L'École des Hautes études commerciales a presque toujours été vue avec circonspection et condamnée par une élite qui s'approprie les vertus du nationalisme et pour qui encore le commerce, le milieu économique et le regard sur le monde dépouillent le Canadien français ou le Québécois de son âme, de ses racines. Des mutants génétiques! Et, à l'égard des HEC, l'élite nationaliste s'élargit dans son mépris pour y inclure un bon nombre de fédéralistes.

L'École est née dans une telle controverse. Pierre Harvey, économiste, directeur de l'École de 1982 à 1986, un indépendantiste bien campé depuis la première heure, a écrit l'Histoire de l'École des Hautes études commerciales, un documentaire particulièrement fouillé. Il remarque: «Le plus surprenant, dans toutes ses luttes, viendra du fait qu'alors que l'établissement sera conçu et mis sur pied pour servir d'instrument de promotion économique au profit de la collectivité francophone, ce sera du côté de certains des plus fervents nationalistes que viendront, surtout au nom de la religion, les attaques les plus virulentes...»

Mon grand-père, Lucien Favreau, a été de la première promotion en 1913 et a fait carrière comme professeur de comptabilité à l'École des hautes études commerciales. Il est toujours resté amer d'avoir été traité, comme certains de ses collègues, de franc-maçon.

Jacques Parizeau m'a raconté avoir rompu avec une tradition qui nourrissait les HEC de rapports exclusifs avec la France en osant aller faire son doctorat au London School of Economics. Traître?

Pierre Harvey rompait avec l'institutionnalisme de la tradition française en économie en amenant dès les premiers cours en économie que devaient suivre tous les étudiants le courant anglo-saxon qui avait été depuis longtemps le plus pertinent en analyse économique. Trahison?

François Albert Angers, fondateur de l'Institut d'économie appliquée de l'École et directeur de la revue L'Action nationale pendant les années 60, et hyper nationaliste dirions-nous aujourd'hui, qui nous voyaient, jeunes turcs, faire nos études aux États-Unis et écrire certains de nos travaux de recherche en anglais, nous appuyait et le comprenait très bien. Traître?
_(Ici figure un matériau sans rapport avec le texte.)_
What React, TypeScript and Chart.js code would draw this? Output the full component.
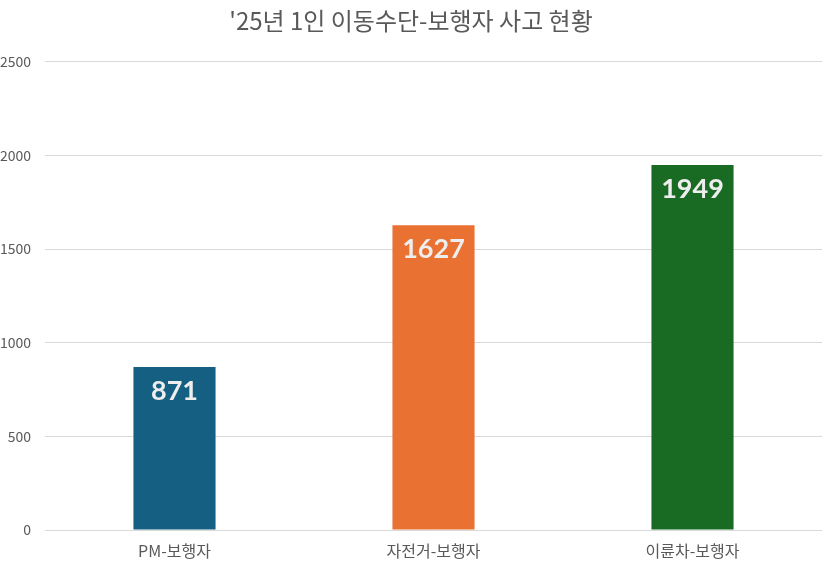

Il est indéniable que le commerce de par sa nature même amène ceux qui le pratiquent ou l'observent à suivre les courants des biens et services, mais il impose aussi de tisser des liens avec les communautés pour mieux les connaître et de nous faire connaître par elles. C'est la genèse même de la logique de vouloir étendre son influence. Les HEC feraient une erreur de ne pas vouloir tisser ces liens en y faisant rayonner ses professeurs même si c'est en anglais, ce qu'elle fait déjà depuis un bon bout de temps, et d'attirer en son sein des étudiants de culture autre, mais dont le véhicule est l'anglais, au lieu de les laisser en exclusivité à nos amis anglophones qui n'en seraient que très heureux ou encore de les référer à la Toulouse School of Economics de l'Université de Toulouse.

Ces étudiants étrangers «pervertis» par la langue anglaise nous connaîtraient davantage et nos étudiants québécois qui, comme eux, peuvent parler anglais tout en gardant leur culture, verraient leur apprentissage s'enrichir de connaissances et de contacts inestimables.

C'est encore la répétition de l'histoire: on aurait préféré voir nos étudiants aller à McGill et Toronto plutôt que de fonder l'École des hautes études commerciales. La société québécoise est une petite société fracturée sur le plan économique; seule une grande société pourrait peut-être prétendre à une forme d'autarcie. Cette nature nous impose d'être ouverts sur le monde pour s'émanciper, progresser, voire même survivre. Comment peut-on faire cela autrement qu'en suivant ce que HEC fait et a toujours fait?

Ces montées de lait et ces réactions épidermiques niant presque la nature des choses irritaient Édouard Montpetit, qui a été professeur à l'École et doyen de la faculté des sciences sociales de l'Université de Montréal. Il déplorait ce qu'il appelait le «milieusisme».

L'importance de l'École et sa contribution à la société québécoise sont inestimables.

On s'explique encore très mal ce repli et ce nombrilisme des nationalistes et encore moins de ceux qui veulent faire du Québec un pays.